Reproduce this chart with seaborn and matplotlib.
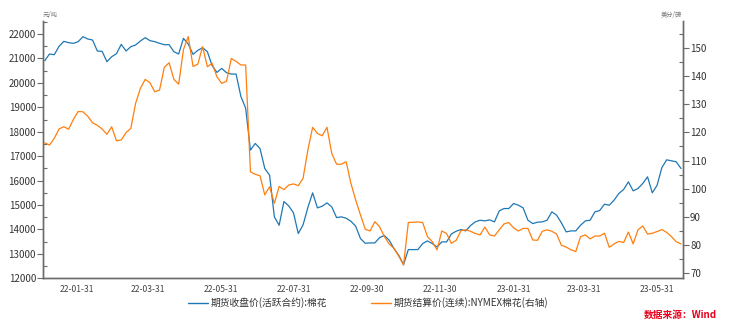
import numpy as np
import pandas as pd
import matplotlib
matplotlib.use("Agg")
import matplotlib.pyplot as plt
import matplotlib.dates as mdates
from matplotlib.ticker import MultipleLocator
from matplotlib.lines import Line2D
import seaborn as sns

# ---------------- data ----------------
start_date = "2022-01-04"
step = "4D"

zce_cotton = [  # 期货收盘价(活跃合约):棉花, 元/吨
    20907, 21181, 21153, 21495, 21700, 21645, 21618, 21686, 21891, 21795,
    21754, 21304, 21290, 20867, 21071, 21194, 21577, 21304, 21481, 21550,
    21713, 21850, 21727, 21686, 21618, 21563, 21563, 21276, 21181, 21823,
    21591, 21167, 21331, 21440, 21276, 20703, 20429, 20593, 20416, 20361,
    20361, 19446, 18968, 17247, 17520, 17315, 16495, 16222, 14515, 14173,
    15143, 14966, 14679, 13832, 14187, 14897, 15498, 14883, 14952, 15088,
    14924, 14487, 14515, 14460, 14337, 14132, 13627,
    13435, 13449, 13449, 13668, 13750, 13558, 13217, 12944, 12561, 13176,
    13176, 13176, 13422, 13531, 13422, 13285, 13490, 13490, 13818, 13927,
    13996, 13941, 14160, 14310, 14378, 14351, 14392, 14310, 14760, 14856,
    14856, 15061, 14993, 14883, 14378, 14241, 14296, 14310, 14378, 14720,
    14583, 14269, 13900, 13941, 13941, 14173, 14351, 14378, 14720, 14774,
    15034, 14993, 15198, 15471, 15635, 15949, 15580, 15676, 15881, 16154,
    15498, 15812, 16536, 16850, 16809, 16769, 16495,
]

nymex_cotton = [  # 期货结算价(连续):NYMEX棉花, 美分/磅
    116.3, 115.5, 117.9, 121.2, 122.0, 121.1, 124.6, 127.4, 127.3, 125.7,
    123.4, 122.5, 121.2, 119.3, 122.0, 117.0, 117.3, 119.9, 121.4, 130.3,
    135.6, 138.8, 137.6, 134.4, 135.0, 143.1, 144.7, 138.8, 137.1, 149.4,
    154.0, 143.4, 144.2, 150.4, 143.3, 144.5, 139.7, 137.4, 138.1, 146.2,
    145.2, 143.9, 143.9, 106.0, 105.1, 104.6, 97.8, 100.7, 94.8, 100.8,
    99.7, 101.3, 101.7, 101.1, 103.7, 113.7, 121.8, 119.6, 118.8, 121.8,
    112.5, 108.7, 108.7, 109.6, 101.9, 96.0, 90.7,
    85.6, 85.0, 88.3, 86.5, 83.0, 80.4, 78.8, 76.1, 72.9, 88.0,
    88.1, 88.2, 88.0, 83.0, 81.2, 78.3, 85.0, 84.1, 80.6, 81.7,
    85.1, 85.4, 84.9, 84.1, 83.6, 86.4, 83.6, 83.2, 85.4, 87.5,
    88.0, 86.1, 85.0, 85.9, 85.9, 81.8, 81.7, 84.9, 85.4, 84.9,
    83.9, 79.9, 79.3, 78.3, 77.7, 83.0, 83.6, 82.2, 83.2, 83.2,
    84.2, 79.2, 80.4, 81.3, 80.9, 84.6, 80.4, 85.4, 86.8, 83.9,
    84.2, 84.8, 85.5, 84.5, 83.0, 81.2, 80.4,
]

label_left = "期货收盘价(活跃合约):棉花"
label_right = "期货结算价(连续):NYMEX棉花(右轴)"
unit_left = "元/吨"
unit_right = "美分/磅"
source_text = "数据来源：Wind"

dates = pd.date_range(start_date, periods=len(zce_cotton), freq=step)
df = pd.DataFrame({"date": dates, "zce": zce_cotton, "nymex": nymex_cotton})

# ---------------- style ----------------
sns.set_style("white")
plt.rcParams["font.family"] = ["Noto Sans CJK SC", "DejaVu Sans"]

c_blue = "#1f77b4"
c_orange = "#ff7f0e"
spine_c = "#6b6b6b"
text_c = "#333333"

fig = plt.figure(figsize=(7.29, 3.24), dpi=100)
ax = fig.add_axes([0.059, 0.141, 0.878, 0.794])
ax2 = ax.twinx()

sns.lineplot(data=df, x="date", y="zce", ax=ax, color=c_blue, linewidth=0.9,
             legend=False)
sns.lineplot(data=df, x="date", y="nymex", ax=ax2, color=c_orange,
             linewidth=0.9, legend=False)

ax.set_xlim(pd.Timestamp("2022-01-02 14:00"), pd.Timestamp("2023-06-21 17:00"))
ax.set_ylim(12000, 22530)
ax2.set_ylim(68.2, 159.5)

ax.set_xlabel("")
ax.set_ylabel("")
ax2.set_ylabel("")

ax.yaxis.set_major_locator(MultipleLocator(1000))
ax.yaxis.set_minor_locator(MultipleLocator(500))
ax2.yaxis.set_major_locator(MultipleLocator(10))
ax2.yaxis.set_minor_locator(MultipleLocator(5))

ax.xaxis.set_major_locator(mdates.MonthLocator(bymonth=[1, 3, 5, 7, 9, 11],
                                               bymonthday=-1))
ax.xaxis.set_minor_locator(mdates.MonthLocator(bymonthday=-1))
ax.xaxis.set_major_formatter(mdates.DateFormatter("%y-%m-%d"))

for a in (ax, ax2):
    a.spines["top"].set_visible(False)
    for s in ("left", "right", "bottom"):
        a.spines[s].set_color(spine_c)
        a.spines[s].set_linewidth(1.0)
    a.grid(False)

ax.tick_params(axis="y", which="major", direction="out", length=4, width=0.8,
               color=spine_c, labelsize=7, labelcolor=text_c, pad=1)
ax.tick_params(axis="y", which="minor", direction="in", length=3, width=0.8,
               color=spine_c)
ax.tick_params(axis="x", which="major", direction="out", length=3, width=0.8,
               color=spine_c, labelsize=6.2, labelcolor="#444444", pad=2)
ax.tick_params(axis="x", which="minor", direction="out", length=3, width=0.8,
               color=spine_c)
ax2.tick_params(axis="y", which="major", direction="out", length=4, width=0.8,
                color=spine_c, labelsize=7, labelcolor=text_c, pad=1)
ax2.tick_params(axis="y", which="minor", direction="in", length=3, width=0.8,
                color=spine_c)

# unit labels
fig.text(0.059, 0.94, unit_left, fontsize=4.5, color="#777777",
         ha="left", va="bottom")
fig.text(0.935, 0.94, unit_right, fontsize=4.5, color="#777777",
         ha="right", va="bottom")

# legend
handles = [Line2D([0], [0], color=c_blue, lw=1.0),
           Line2D([0], [0], color=c_orange, lw=1.0)]
fig.legend(handles, [label_left, label_right], loc="center",
           bbox_to_anchor=(0.505, 0.065), ncol=2, frameon=False,
           fontsize=7, handlelength=2.0, handletextpad=0.25,
           columnspacing=4.6, labelcolor="#333333")

fig.text(0.984, 0.012, source_text, fontsize=7, color="#e8001c",
         ha="right", va="bottom", style="italic", fontweight="bold")

fig.savefig("out.png", dpi=100)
=-=-=-=-=
Reproduce the listing exactly. Leave its pictures out.

__THE RESULT__:
Reproduce this chart with seaborn and matplotlib.
import numpy as np
import pandas as pd
import matplotlib
matplotlib.use("Agg")
import matplotlib.pyplot as plt
import matplotlib.dates as mdates
from matplotlib.ticker import MultipleLocator
from matplotlib.lines import Line2D
import seaborn as sns

# ---------------- data ----------------
start_date = "2022-01-04"
step = "4D"

zce_cotton = [  # 期货收盘价(活跃合约):棉花, 元/吨
    20907, 21181, 21153, 21495, 21700, 21645, 21618, 21686, 21891, 21795,
    21754, 21304, 21290, 20867, 21071, 21194, 21577, 21304, 21481, 21550,
    21713, 21850, 21727, 21686, 21618, 21563, 21563, 21276, 21181, 21823,
    21591, 21167, 21331, 21440, 21276, 20703, 20429, 20593, 20416, 20361,
    20361, 19446, 18968, 17247, 17520, 17315, 16495, 16222, 14515, 14173,
    15143, 14966, 14679, 13832, 14187, 14897, 15498, 14883, 14952, 15088,
    14924, 14487, 14515, 14460, 14337, 14132, 13627,
    13435, 13449, 13449, 13668, 13750, 13558, 13217, 12944, 12561, 13176,
    13176, 13176, 13422, 13531, 13422, 13285, 13490, 13490, 13818, 13927,
    13996, 13941, 14160, 14310, 14378, 14351, 14392, 14310, 14760, 14856,
    14856, 15061, 14993, 14883, 14378, 14241, 14296, 14310, 14378, 14720,
    14583, 14269, 13900, 13941, 13941, 14173, 14351, 14378, 14720, 14774,
    15034, 14993, 15198, 15471, 15635, 15949, 15580, 15676, 15881, 16154,
    15498, 15812, 16536, 16850, 16809, 16769, 16495,
]

nymex_cotton = [  # 期货结算价(连续):NYMEX棉花, 美分/磅
    116.3, 115.5, 117.9, 121.2, 122.0, 121.1, 124.6, 127.4, 127.3, 125.7,
    123.4, 122.5, 121.2, 119.3, 122.0, 117.0, 117.3, 119.9, 121.4, 130.3,
    135.6, 138.8, 137.6, 134.4, 135.0, 143.1, 144.7, 138.8, 137.1, 149.4,
    154.0, 143.4, 144.2, 150.4, 143.3, 144.5, 139.7, 137.4, 138.1, 146.2,
    145.2, 143.9, 143.9, 106.0, 105.1, 104.6, 97.8, 100.7, 94.8, 100.8,
    99.7, 101.3, 101.7, 101.1, 103.7, 113.7, 121.8, 119.6, 118.8, 121.8,
    112.5, 108.7, 108.7, 109.6, 101.9, 96.0, 90.7,
    85.6, 85.0, 88.3, 86.5, 83.0, 80.4, 78.8, 76.1, 72.9, 88.0,
    88.1, 88.2, 88.0, 83.0, 81.2, 78.3, 85.0, 84.1, 80.6, 81.7,
    85.1, 85.4, 84.9, 84.1, 83.6, 86.4, 83.6, 83.2, 85.4, 87.5,
    88.0, 86.1, 85.0, 85.9, 85.9, 81.8, 81.7, 84.9, 85.4, 84.9,
    83.9, 79.9, 79.3, 78.3, 77.7, 83.0, 83.6, 82.2, 83.2, 83.2,
    84.2, 79.2, 80.4, 81.3, 80.9, 84.6, 80.4, 85.4, 86.8, 83.9,
    84.2, 84.8, 85.5, 84.5, 83.0, 81.2, 80.4,
]

label_left = "期货收盘价(活跃合约):棉花"
label_right = "期货结算价(连续):NYMEX棉花(右轴)"
unit_left = "元/吨"
unit_right = "美分/磅"
source_text = "数据来源：Wind"

dates = pd.date_range(start_date, periods=len(zce_cotton), freq=step)
df = pd.DataFrame({"date": dates, "zce": zce_cotton, "nymex": nymex_cotton})

# ---------------- style ----------------
sns.set_style("white")
plt.rcParams["font.family"] = ["Noto Sans CJK SC", "DejaVu Sans"]

c_blue = "#1f77b4"
c_orange = "#ff7f0e"
spine_c = "#6b6b6b"
text_c = "#333333"

fig = plt.figure(figsize=(7.29, 3.24), dpi=100)
ax = fig.add_axes([0.059, 0.141, 0.878, 0.794])
ax2 = ax.twinx()

sns.lineplot(data=df, x="date", y="zce", ax=ax, color=c_blue, linewidth=0.9,
             legend=False)
sns.lineplot(data=df, x="date", y="nymex", ax=ax2, color=c_orange,
             linewidth=0.9, legend=False)

ax.set_xlim(pd.Timestamp("2022-01-02 14:00"), pd.Timestamp("2023-06-21 17:00"))
ax.set_ylim(12000, 22530)
ax2.set_ylim(68.2, 159.5)

ax.set_xlabel("")
ax.set_ylabel("")
ax2.set_ylabel("")

ax.yaxis.set_major_locator(MultipleLocator(1000))
ax.yaxis.set_minor_locator(MultipleLocator(500))
ax2.yaxis.set_major_locator(MultipleLocator(10))
ax2.yaxis.set_minor_locator(MultipleLocator(5))

ax.xaxis.set_major_locator(mdates.MonthLocator(bymonth=[1, 3, 5, 7, 9, 11],
                                               bymonthday=-1))
ax.xaxis.set_minor_locator(mdates.MonthLocator(bymonthday=-1))
ax.xaxis.set_major_formatter(mdates.DateFormatter("%y-%m-%d"))

for a in (ax, ax2):
    a.spines["top"].set_visible(False)
    for s in ("left", "right", "bottom"):
        a.spines[s].set_color(spine_c)
        a.spines[s].set_linewidth(1.0)
    a.grid(False)

ax.tick_params(axis="y", which="major", direction="out", length=4, width=0.8,
               color=spine_c, labelsize=7, labelcolor=text_c, pad=1)
ax.tick_params(axis="y", which="minor", direction="in", length=3, width=0.8,
               color=spine_c)
ax.tick_params(axis="x", which="major", direction="out", length=3, width=0.8,
               color=spine_c, labelsize=6.2, labelcolor="#444444", pad=2)
ax.tick_params(axis="x", which="minor", direction="out", length=3, width=0.8,
               color=spine_c)
ax2.tick_params(axis="y", which="major", direction="out", length=4, width=0.8,
                color=spine_c, labelsize=7, labelcolor=text_c, pad=1)
ax2.tick_params(axis="y", which="minor", direction="in", length=3, width=0.8,
                color=spine_c)

# unit labels
fig.text(0.059, 0.94, unit_left, fontsize=4.5, color="#777777",
         ha="left", va="bottom")
fig.text(0.935, 0.94, unit_right, fontsize=4.5, color="#777777",
         ha="right", va="bottom")

# legend
handles = [Line2D([0], [0], color=c_blue, lw=1.0),
           Line2D([0], [0], color=c_orange, lw=1.0)]
fig.legend(handles, [label_left, label_right], loc="center",
           bbox_to_anchor=(0.505, 0.065), ncol=2, frameon=False,
           fontsize=7, handlelength=2.0, handletextpad=0.25,
           columnspacing=4.6, labelcolor="#333333")

fig.text(0.984, 0.012, source_text, fontsize=7, color="#e8001c",
         ha="right", va="bottom", style="italic", fontweight="bold")

fig.savefig("out.png", dpi=100)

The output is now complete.